The reviewing challenge: advice for editors and referees
Reviewing stochastic, dynamic optimization papers in transportation and logistics is inherently more difficult than classical deterministic optimization models, or the growing number of papers focusing on machine learning. Specifically:
 Stochastic, dynamic problems are inherently more complex. There are more details, and the details are more subtle (especially related to the sequencing of decisions and information).
 The lack of a standardized, canonical framework means that different papers, even when they are modeling similar problems, can look quite different.
 Referees facing the daunting task of wading through a complex paper will be tempted to take the easier path: find something wrong and reject.
I would like to illustrate the third bullet using my experience helping with the editing of Marlin Ulmer’s paper (mentioned at the top of the page). Marlin’s paper was first rejected, and the editor asked me to help with the revision. While I did put quite a bit of time into the paper, I did not change either any of the fundamental methodology, or his core modeling framework (he largely followed my framework above). I did help make the paper clearer (for example, by introducing a narrative) along with a number of other minor edits. In theory a good referee or AE could have done the same. However, the vast majority of my edits were cosmetic rather than substantive.
While I was helping transform Marlin’s paper into an awardwinning, my own stochastic, dynamic paper (an informationcollecting vehicle routing problem for managing a utility truck after a storm) was being reviewed, and was rejected (see the paper by Lina alKanj here). I think the rejection can be attributed to the same reason behind the rejection of Marlin’s paper, with the exception that I avoided some of the presentation errors that Marlin had made. After I filed a letter of complaint, the paper was rereviewed, and the second round produced very thorough and helpful reviews. The cover letter from the editor invited a revision, but expressed surprise at the length of the reviews. The reason? Stochastic, dynamic papers are inherently complex.
Two years later, I submitted another paper on a stochastic, dynamic vehicle routing problem (another information collecting vehicle routing problem involving managing drones to help fight wildfires). This paper, by Larry Thul, was also rejected (this paper is also posted here) – both referee reports were about two pages, and did not demonstrate any understanding of the paper. Why? Stochastic, dynamic papers are inherently complex, and it is easier to reject than to understand what is new.

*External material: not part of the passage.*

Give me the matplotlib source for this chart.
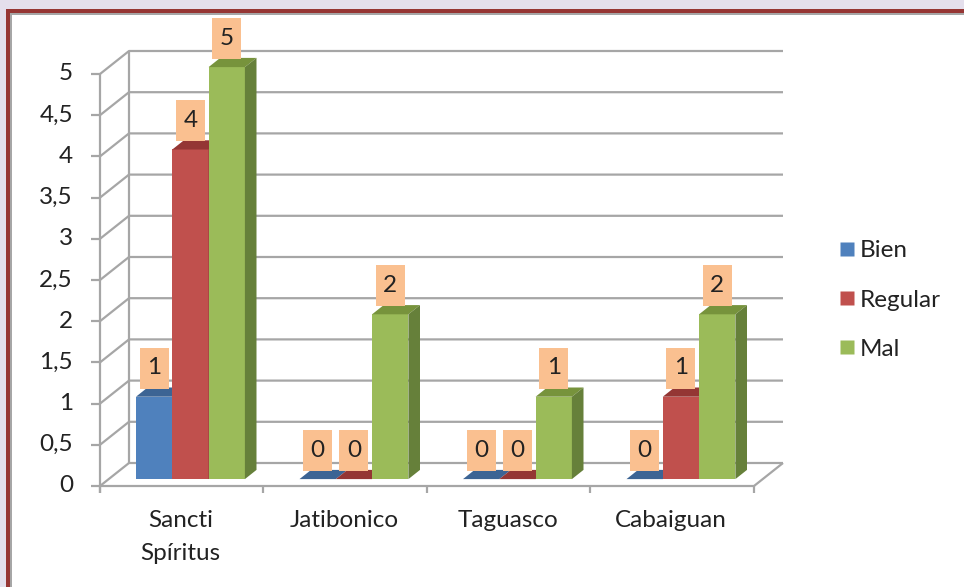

These two papers illustrate that following a proper, canonical framework is not enough: the community has to agree that this framework is appropriate. Referees and editors (AEs and area editors) need to enforce the style, and set reasonable expectations. Stochastic, dynamic problems are pervasive in transportation and logistics, and yet I think I can claim that no two papers follow the same consistent style that we routinely see in deterministic optimization.